How to use python beautifulsoup to get image description from html?

I did not find this answer in other location, so seek your's help:
I had a python code try to access http://news.yahoo.com/rss/entertainment
To get the title and descriptions. but some is in image alt format:
This is my code:
for child in body_tag.contents[0].channel.children:
if (child.__class__ != NavigableString):
if child.title != None :
print "------title----------"
print(child.title.contents[0].encode('ascii','ignore'))
print "-----description-class------------"

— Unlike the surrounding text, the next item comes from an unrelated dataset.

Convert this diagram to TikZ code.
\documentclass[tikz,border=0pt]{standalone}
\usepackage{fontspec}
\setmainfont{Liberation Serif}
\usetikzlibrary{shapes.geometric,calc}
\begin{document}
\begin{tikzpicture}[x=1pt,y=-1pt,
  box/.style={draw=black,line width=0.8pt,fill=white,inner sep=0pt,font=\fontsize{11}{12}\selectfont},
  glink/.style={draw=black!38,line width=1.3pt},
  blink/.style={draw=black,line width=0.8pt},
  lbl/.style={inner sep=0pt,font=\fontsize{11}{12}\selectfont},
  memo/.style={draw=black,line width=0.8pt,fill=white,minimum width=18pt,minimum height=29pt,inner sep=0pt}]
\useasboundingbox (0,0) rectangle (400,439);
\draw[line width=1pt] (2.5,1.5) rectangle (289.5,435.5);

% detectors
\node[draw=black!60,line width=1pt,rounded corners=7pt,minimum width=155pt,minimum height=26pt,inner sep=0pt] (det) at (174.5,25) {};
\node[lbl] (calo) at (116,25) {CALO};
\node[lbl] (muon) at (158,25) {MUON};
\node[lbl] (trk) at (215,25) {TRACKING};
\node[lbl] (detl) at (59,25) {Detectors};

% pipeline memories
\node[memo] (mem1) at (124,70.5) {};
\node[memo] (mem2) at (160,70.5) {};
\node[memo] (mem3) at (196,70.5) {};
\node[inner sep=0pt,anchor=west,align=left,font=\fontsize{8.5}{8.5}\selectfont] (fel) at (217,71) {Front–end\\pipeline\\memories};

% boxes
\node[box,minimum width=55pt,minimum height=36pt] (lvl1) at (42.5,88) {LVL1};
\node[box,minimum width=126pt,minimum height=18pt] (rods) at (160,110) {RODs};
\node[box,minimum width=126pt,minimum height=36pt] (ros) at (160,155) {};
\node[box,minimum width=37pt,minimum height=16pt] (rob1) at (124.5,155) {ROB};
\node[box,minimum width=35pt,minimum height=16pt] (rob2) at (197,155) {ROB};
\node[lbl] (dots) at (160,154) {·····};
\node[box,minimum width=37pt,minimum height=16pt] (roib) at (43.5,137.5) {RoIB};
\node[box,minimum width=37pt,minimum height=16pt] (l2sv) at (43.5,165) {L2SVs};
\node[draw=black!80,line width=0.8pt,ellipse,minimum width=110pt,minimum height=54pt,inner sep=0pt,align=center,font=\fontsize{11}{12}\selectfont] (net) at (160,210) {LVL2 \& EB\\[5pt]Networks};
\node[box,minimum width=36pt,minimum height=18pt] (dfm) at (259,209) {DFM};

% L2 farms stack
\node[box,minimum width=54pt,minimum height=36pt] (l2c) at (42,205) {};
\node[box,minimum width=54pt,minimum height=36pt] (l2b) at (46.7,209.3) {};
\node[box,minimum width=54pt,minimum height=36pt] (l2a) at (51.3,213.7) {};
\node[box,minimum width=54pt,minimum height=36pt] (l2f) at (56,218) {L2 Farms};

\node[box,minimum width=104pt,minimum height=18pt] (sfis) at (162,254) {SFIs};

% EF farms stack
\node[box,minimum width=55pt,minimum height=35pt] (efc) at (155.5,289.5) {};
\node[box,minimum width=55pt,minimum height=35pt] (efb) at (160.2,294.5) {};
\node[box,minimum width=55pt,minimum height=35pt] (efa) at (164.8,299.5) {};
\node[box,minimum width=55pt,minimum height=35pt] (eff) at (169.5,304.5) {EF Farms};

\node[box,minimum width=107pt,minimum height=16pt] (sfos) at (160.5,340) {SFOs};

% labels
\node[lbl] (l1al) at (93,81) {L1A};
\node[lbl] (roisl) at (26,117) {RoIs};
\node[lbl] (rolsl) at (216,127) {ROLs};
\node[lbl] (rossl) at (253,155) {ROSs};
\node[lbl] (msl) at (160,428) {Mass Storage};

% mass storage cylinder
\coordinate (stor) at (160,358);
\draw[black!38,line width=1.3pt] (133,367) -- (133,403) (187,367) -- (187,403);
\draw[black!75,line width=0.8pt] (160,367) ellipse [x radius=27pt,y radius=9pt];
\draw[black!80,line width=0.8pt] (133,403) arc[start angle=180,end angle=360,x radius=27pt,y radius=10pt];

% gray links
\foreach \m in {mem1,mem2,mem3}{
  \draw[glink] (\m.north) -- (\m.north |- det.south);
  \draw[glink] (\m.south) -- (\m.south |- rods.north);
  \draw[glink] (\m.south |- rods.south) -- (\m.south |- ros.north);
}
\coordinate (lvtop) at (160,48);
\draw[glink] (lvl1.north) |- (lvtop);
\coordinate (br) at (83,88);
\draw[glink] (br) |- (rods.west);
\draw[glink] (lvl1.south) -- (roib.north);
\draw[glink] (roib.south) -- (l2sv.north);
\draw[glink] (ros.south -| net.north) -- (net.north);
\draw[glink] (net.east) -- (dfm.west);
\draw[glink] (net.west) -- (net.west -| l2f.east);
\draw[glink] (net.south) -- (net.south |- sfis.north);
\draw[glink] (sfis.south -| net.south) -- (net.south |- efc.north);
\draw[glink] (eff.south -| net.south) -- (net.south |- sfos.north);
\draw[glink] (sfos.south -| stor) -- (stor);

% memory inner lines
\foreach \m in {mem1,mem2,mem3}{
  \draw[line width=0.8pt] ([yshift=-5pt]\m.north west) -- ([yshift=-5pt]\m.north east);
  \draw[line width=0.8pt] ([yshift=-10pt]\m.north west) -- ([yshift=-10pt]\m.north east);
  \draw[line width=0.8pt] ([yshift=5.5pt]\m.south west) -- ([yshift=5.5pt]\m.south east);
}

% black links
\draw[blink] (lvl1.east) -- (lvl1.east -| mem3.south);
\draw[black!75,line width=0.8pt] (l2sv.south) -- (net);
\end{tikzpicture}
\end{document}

mchild=child.find_next("description").contents[0]
print mchild.__class__
print "-------description---------"
print mchild.find_next("img")
print(mchild.encode('ascii','ignore'))
print "-------end---------"
This is part of the output:
------title----------
University of Connecticut revokes Cosby's honorary degree
-----description-class------------
class 'bs4.element.NavigableString'
-------description---------
None
To display it, I use () replace "<" and ">"

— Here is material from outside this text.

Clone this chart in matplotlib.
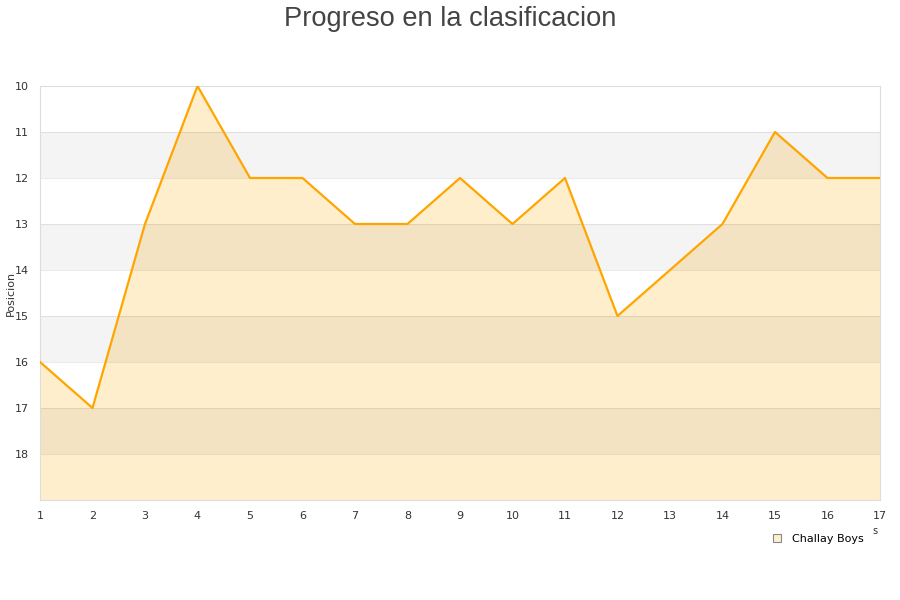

(p) (a href="http://news.yahoo.com/university-connecticut-revokes-cosbys-honorary-degree-155552959.html")
(img src="http://l.yimg.com/bt/api/res/1.2/cjgCZP4YBj7M6SmdpoGj.Q--/YXBwaWQ9eW5ld3NfbGVnbztmaT1maWxsO2g9ODY7cT03NTt3PTEzMA--/http://media.zenfs.com/en_us/News/ap_webfeeds/7b35f971ec59428491aef6308db4567e.jpg" width="130" height="86" alt="FILE - In this May 24, 2016 file photo, Bill Cosby departs the Montgomery County Courthouse after a preliminary hearing, in Norristown, Pa. A 72-year-old New Hampshire woman who says Bill Cosby raped her in 1965 has withdrawn her civil defamation lawsuit against the comedian after a federal judge had allowed the case to move forward. (AP Photo/Matt Rourke, File)" align="left" title="FILE - In this May 24, 2016 file photo, Bill Cosby departs the Montgomery County Courthouse after a preliminary hearing, in Norristown, Pa. A 72-year-old New Hampshire woman who says Bill Cosby raped her in 1965 has withdrawn her civil defamation lawsuit against the comedian after a federal judge had allowed the case to move forward. (AP Photo/Matt Rourke, File)" border="0" /((/a)STORRS, Conn. (AP) The University of Connecticut on Wednesday revoked an honorary degree awarded to Bill Cosby, saying he engaged in conduct "incongruent" with the university's values.(/p((br) clear="all"/)
-------end---------
-------end---------
How could I get the tile inside the img tag:
title="FILE - In this May 24, 2016 file photo,
I tried to find_next("img") and others but I couldn't get them.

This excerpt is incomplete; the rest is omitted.